To agree or not to agree, that is the (subject–verb) question
Subject–verb agreement falls into the category of things I wish I’d been taught at school. If you were at secondary school in the late 1960s and early 1970s, you probably weren’t taught grammar. English lessons were about ‘comprehension’ and ‘creative writing’. The only grammar we knew of was from French lessons, where we learned basics such as the subject is the thing doing and the object the thing being done to. Through l’accord sujet/verbe we gleaned that whether the verb is in the singular or plural form depends on whether the subject of the verb is singular or plural.
Illustration by Tony
Spotting a subject–verb disagreement isn’t easy when another phrase with a plural noun occurs between the subject and its corresponding verb. Sometimes it’s tricky deciding what the subject actually is in a long convoluted sentence in the middle of an unending dry paragraph in the 60-page corporate governance section of an annual report. Though, if by the time you get to the verb, you can’t remember what the subject is, the only agreement to be reached might be that the sentence needs editing.

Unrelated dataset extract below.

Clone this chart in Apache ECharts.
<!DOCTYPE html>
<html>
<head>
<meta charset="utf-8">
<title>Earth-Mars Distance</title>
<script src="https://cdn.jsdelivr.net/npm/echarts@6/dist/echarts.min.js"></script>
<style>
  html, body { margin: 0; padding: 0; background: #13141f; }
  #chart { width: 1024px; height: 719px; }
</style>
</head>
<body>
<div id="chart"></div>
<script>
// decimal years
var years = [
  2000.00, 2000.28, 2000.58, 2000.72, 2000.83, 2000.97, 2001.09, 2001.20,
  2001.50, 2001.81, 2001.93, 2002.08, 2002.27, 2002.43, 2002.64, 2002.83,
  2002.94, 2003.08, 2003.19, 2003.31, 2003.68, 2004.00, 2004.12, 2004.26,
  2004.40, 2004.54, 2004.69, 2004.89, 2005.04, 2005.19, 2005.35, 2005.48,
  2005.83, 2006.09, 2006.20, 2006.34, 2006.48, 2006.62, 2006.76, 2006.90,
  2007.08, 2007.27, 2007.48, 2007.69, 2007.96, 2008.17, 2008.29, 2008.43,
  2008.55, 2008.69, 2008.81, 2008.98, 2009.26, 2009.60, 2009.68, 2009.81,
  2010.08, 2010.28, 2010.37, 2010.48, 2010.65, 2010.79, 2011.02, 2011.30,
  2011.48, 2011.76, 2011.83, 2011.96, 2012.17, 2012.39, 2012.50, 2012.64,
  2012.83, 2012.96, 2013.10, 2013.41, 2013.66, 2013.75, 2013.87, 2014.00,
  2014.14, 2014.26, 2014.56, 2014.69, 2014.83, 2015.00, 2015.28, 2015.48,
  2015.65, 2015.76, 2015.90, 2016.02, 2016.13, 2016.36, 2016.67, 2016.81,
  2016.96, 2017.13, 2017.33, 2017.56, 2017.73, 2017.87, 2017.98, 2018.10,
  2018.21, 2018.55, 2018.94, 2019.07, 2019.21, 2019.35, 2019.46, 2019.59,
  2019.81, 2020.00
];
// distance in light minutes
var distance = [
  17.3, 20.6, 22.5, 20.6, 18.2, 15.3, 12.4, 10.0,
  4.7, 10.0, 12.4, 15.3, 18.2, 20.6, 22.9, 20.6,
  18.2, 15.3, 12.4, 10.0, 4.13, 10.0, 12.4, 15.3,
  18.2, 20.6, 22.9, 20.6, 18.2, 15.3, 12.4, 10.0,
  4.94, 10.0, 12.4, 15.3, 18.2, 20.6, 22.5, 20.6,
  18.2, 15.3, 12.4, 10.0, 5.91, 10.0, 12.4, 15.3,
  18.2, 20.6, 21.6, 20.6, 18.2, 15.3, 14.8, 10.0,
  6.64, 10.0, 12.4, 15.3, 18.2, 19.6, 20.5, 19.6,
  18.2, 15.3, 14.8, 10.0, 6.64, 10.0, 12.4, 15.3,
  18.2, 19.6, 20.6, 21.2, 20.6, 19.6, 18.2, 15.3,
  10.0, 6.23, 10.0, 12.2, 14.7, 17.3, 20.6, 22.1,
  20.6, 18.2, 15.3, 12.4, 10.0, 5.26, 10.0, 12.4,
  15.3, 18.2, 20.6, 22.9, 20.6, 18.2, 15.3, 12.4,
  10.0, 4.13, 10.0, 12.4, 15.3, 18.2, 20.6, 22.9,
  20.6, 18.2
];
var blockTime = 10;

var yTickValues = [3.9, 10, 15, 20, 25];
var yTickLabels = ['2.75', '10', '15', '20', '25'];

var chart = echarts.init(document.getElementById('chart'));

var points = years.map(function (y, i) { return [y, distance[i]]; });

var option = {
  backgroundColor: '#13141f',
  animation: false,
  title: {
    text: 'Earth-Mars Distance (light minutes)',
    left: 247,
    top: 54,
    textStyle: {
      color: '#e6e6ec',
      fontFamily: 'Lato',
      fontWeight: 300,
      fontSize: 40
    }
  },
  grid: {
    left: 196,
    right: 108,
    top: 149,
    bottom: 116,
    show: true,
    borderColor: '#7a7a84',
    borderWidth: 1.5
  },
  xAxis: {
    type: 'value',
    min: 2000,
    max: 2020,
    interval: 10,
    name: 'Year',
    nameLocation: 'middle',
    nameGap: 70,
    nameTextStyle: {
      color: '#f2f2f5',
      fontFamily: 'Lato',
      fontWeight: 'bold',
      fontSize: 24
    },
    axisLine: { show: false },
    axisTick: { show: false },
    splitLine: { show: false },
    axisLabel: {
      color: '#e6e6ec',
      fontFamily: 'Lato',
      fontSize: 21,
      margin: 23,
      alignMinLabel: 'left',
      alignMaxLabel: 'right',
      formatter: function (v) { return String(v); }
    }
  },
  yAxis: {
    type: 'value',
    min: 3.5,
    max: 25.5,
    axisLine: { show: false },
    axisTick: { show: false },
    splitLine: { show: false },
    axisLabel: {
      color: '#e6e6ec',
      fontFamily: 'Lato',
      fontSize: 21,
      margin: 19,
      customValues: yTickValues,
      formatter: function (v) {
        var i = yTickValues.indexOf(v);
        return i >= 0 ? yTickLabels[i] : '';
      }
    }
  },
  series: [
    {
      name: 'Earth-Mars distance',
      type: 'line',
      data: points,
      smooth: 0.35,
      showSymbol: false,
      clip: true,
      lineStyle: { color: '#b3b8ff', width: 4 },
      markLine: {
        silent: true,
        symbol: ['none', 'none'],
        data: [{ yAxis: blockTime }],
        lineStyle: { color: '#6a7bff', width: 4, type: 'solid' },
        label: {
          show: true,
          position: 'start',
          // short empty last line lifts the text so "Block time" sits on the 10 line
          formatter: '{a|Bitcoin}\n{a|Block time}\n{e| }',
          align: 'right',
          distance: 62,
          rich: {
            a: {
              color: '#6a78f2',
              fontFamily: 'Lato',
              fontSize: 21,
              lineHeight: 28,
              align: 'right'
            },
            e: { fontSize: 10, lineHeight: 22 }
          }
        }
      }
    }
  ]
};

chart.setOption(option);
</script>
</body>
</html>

Eric Partridge’s Usage and Abusage says the main thing is to be consistent and don’t write things like:
The family is well and send their regards.
Another trap is the composite subject. Fowler’s Modern English Usage gives us this example:
Tarring and feathering was too good for Meakin.

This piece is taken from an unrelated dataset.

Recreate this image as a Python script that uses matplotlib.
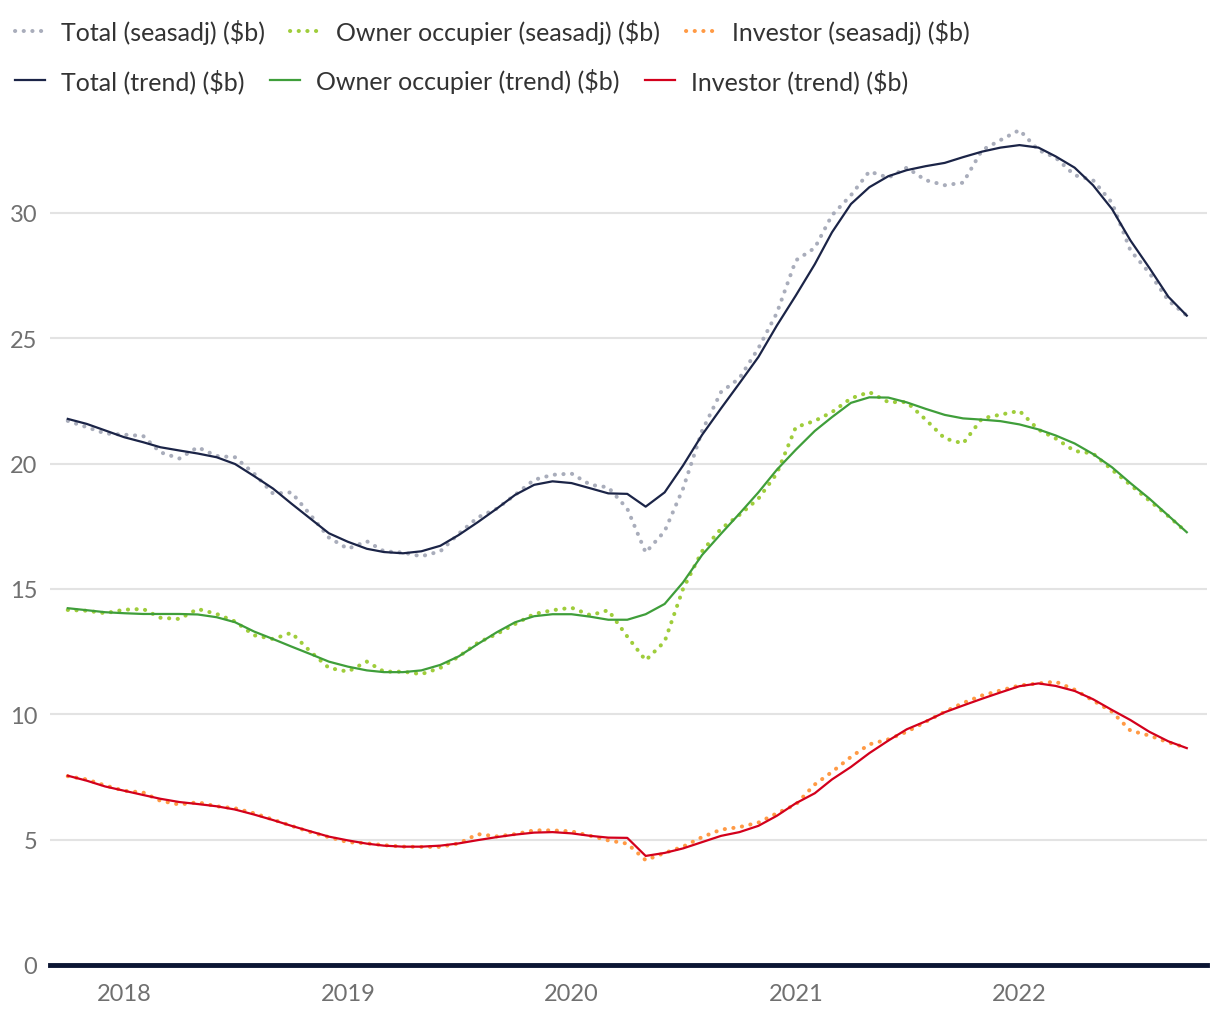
import numpy as np
import pandas as pd
import matplotlib
matplotlib.use("Agg")
from matplotlib import pyplot as plt
import matplotlib.dates as mdates

plt.rcParams['font.family'] = ['Lato', 'DejaVu Sans']

# monthly data, Oct 2017 - Oct 2022
months = pd.date_range('2017-10-01', '2022-10-01', freq='MS')

total_sa = [21.7, 21.45, 21.2, 21.15, 21.1, 20.45, 20.2, 20.65, 20.3, 20.25,
            19.6, 18.8, 18.85, 17.95, 17.05, 16.6, 16.9, 16.5, 16.45, 16.3,
            16.5, 17.2, 17.85, 18.2, 18.75, 19.35, 19.55, 19.6, 19.15, 19.05,
            18.2, 16.45, 17.3, 19.0, 21.3, 22.85, 23.4, 24.6, 26.0, 28.1,
            28.6, 29.9, 30.7, 31.65, 31.4, 31.8, 31.3, 31.1, 31.2, 32.5,
            32.9, 33.3, 32.5, 32.2, 31.5, 31.3, 30.4, 28.5, 27.6, 26.5, 25.9]
owner_sa = [14.16, 14.13, 14.03, 14.17, 14.2, 13.85, 13.8, 14.2, 14.0, 13.7,
            13.15, 13.0, 13.25, 12.5, 11.85, 11.7, 12.1, 11.7, 11.7, 11.6,
            11.85, 12.3, 12.85, 13.2, 13.6, 14.0, 14.15, 14.25, 13.95, 14.15,
            13.1, 12.15, 12.9, 15.0, 16.5, 17.4, 17.95, 18.6, 19.6, 21.45,
            21.7, 22.05, 22.6, 22.85, 22.45, 22.45, 21.75, 21.0, 20.8, 21.8,
            21.95, 22.1, 21.35, 21.0, 20.5, 20.4, 19.75, 19.15, 18.52, 17.9, 17.25]
investor_sa = [7.53, 7.4, 7.16, 6.95, 6.88, 6.55, 6.4, 6.49, 6.33, 6.25,
               6.05, 5.8, 5.55, 5.3, 5.1, 4.9, 4.85, 4.78, 4.72, 4.71,
               4.71, 4.85, 5.22, 5.13, 5.22, 5.37, 5.37, 5.33, 5.15, 4.97,
               4.84, 4.18, 4.47, 4.72, 5.1, 5.4, 5.5, 5.68, 6.05, 6.4,
               7.2, 7.7, 8.3, 8.8, 9.0, 9.3, 9.7, 10.1, 10.45, 10.75,
               10.95, 11.15, 11.23, 11.3, 10.98, 10.55, 10.1, 9.35, 9.15, 8.88, 8.66]

total_tr = [21.78, 21.58, 21.32, 21.05, 20.85, 20.65, 20.52, 20.4, 20.25, 19.98,
            19.5, 19.0, 18.4, 17.8, 17.22, 16.88, 16.6, 16.47, 16.42, 16.5,
            16.72, 17.15, 17.66, 18.2, 18.75, 19.15, 19.29, 19.22, 19.01, 18.81,
            18.79, 18.28, 18.85, 19.92, 21.14, 22.2, 23.2, 24.25, 25.5, 26.7,
            27.95, 29.22, 30.35, 31.02, 31.46, 31.7, 31.86, 31.99, 32.22, 32.44,
            32.6, 32.7, 32.6, 32.25, 31.8, 31.1, 30.15, 28.9, 27.8, 26.65, 25.9]
owner_tr = [14.23, 14.15, 14.07, 14.03, 14.0, 14.0, 14.0, 13.98, 13.87, 13.67,
            13.3, 13.0, 12.7, 12.4, 12.1, 11.9, 11.75, 11.68, 11.68, 11.75,
            11.97, 12.31, 12.8, 13.27, 13.67, 13.91, 13.99, 13.99, 13.89, 13.77,
            13.77, 13.99, 14.4, 15.26, 16.35, 17.2, 18.0, 18.85, 19.75, 20.55,
            21.3, 21.85, 22.42, 22.64, 22.63, 22.44, 22.18, 21.94, 21.8, 21.75,
            21.69, 21.56, 21.36, 21.12, 20.8, 20.38, 19.85, 19.22, 18.6, 17.92, 17.26]
investor_tr = [7.55, 7.35, 7.12, 6.95, 6.78, 6.63, 6.5, 6.42, 6.33, 6.2,
               6.0, 5.78, 5.55, 5.33, 5.12, 4.97, 4.84, 4.76, 4.72, 4.72,
               4.76, 4.85, 4.98, 5.1, 5.2, 5.28, 5.3, 5.25, 5.15, 5.08,
               5.07, 4.35, 4.47, 4.65, 4.9, 5.15, 5.3, 5.55, 5.95, 6.45,
               6.85, 7.4, 7.9, 8.45, 8.95, 9.4, 9.72, 10.08, 10.35, 10.62,
               10.87, 11.12, 11.23, 11.13, 10.93, 10.6, 10.17, 9.77, 9.3, 8.92, 8.65]

years = [2018, 2019, 2020, 2021, 2022]

fig = plt.figure(figsize=(12.2, 10.2), dpi=100)
ax = fig.add_axes([50/1220, 54/1020, 1157/1220, 852.5/1020])

# seasonally adjusted series (round dots)
dots = dict(lw=2.9, ls=(0, (0.05, 2.1)), dash_capstyle='round')
sa1, = ax.plot(months, total_sa, color='#a9adbb', **dots)
sa2, = ax.plot(months, owner_sa, color='#9fcd3b', **dots)
sa3, = ax.plot(months, investor_sa, color='#ff9a45', **dots)

# trend series
tr1, = ax.plot(months, total_tr, color='#1b2447', lw=1.6)
tr2, = ax.plot(months, owner_tr, color='#3f9e3a', lw=1.6)
tr3, = ax.plot(months, investor_tr, color='#d3001c', lw=1.6)

ax.set_ylim(0, 34)
ax.set_xlim(months[0] - pd.Timedelta(days=29), months[-1] + pd.Timedelta(days=33))
ax.set_yticks([0, 5, 10, 15, 20, 25, 30])
ax.yaxis.grid(True, color='#e3e3e3', lw=1.5)
ax.set_axisbelow(True)
ax.axhline(0, color='#0b1533', lw=3.5, zorder=5, clip_on=False)

ax.set_xticks([pd.Timestamp(str(y) + '-01-01') for y in years])
ax.xaxis.set_major_formatter(mdates.DateFormatter('%Y'))

for s in ax.spines.values():
    s.set_visible(False)
ax.tick_params(axis='both', length=0, labelsize=17, labelcolor='#707070')
ax.tick_params(axis='x', pad=13)
ax.tick_params(axis='y', pad=9)

# legend, two rows
leg_kw = dict(frameon=False, fontsize=18, handlelength=1.2, handletextpad=0.65,
              columnspacing=1.0, ncol=3, borderaxespad=0, borderpad=0, labelcolor='#333333')
leg1 = fig.legend([sa1, sa2, sa3],
                  ['Total (seasadj) ($b)', 'Owner occupier (seasadj) ($b)', 'Investor (seasadj) ($b)'],
                  loc='upper left', bbox_to_anchor=(15/1220, 1 - 20/1020), **leg_kw)
leg2 = fig.legend([tr1, tr2, tr3],
                  ['Total (trend) ($b)', 'Owner occupier (trend) ($b)', 'Investor (trend) ($b)'],
                  loc='upper left', bbox_to_anchor=(15/1220, 1 - 69/1020), **leg_kw)

fig.savefig('out.png', dpi=100)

One thing that can help is what Steven Pinker calls the logic of trees, a helpful way to break a sentence down, as described in his book The Sense of Style. Even with the help of tree logic, it’s sometimes not clear whether the subject itself is singular or plural; for example, when collective nouns are involved. It all depends on the context, and for me, this is where it gets tricky. Here’s an example from a recent project, a series of children’s books we at Accuracy Matters are working on:
A herd of reindeer were grazing.
Should it have been was? At first glance, I would say yes, as herd is a collective noun. In US English, collective nouns are almost always treated as singular. In UK English, it’s less clear cut. Whether or not a collective noun is treated as singular or plural depends on whether the writer is considering the group as a whole, or each member individually. Here’s a useful example from Craig Shrives’ Grammar for Grown-ups:
The shoal was moving north (as a unit, so singular)
The shoal were darting in all directions (as individuals, so plural)
Pondering the advice in the grammar guides is fun, but to me these books don’t fully explain how to deal with borderline cases. So, maybe a herd of reindeer were grazing is OK then, if the context is one of individual reindeer eating grass. I suppose you would say a herd of reindeer was migrating? I’m still not sure.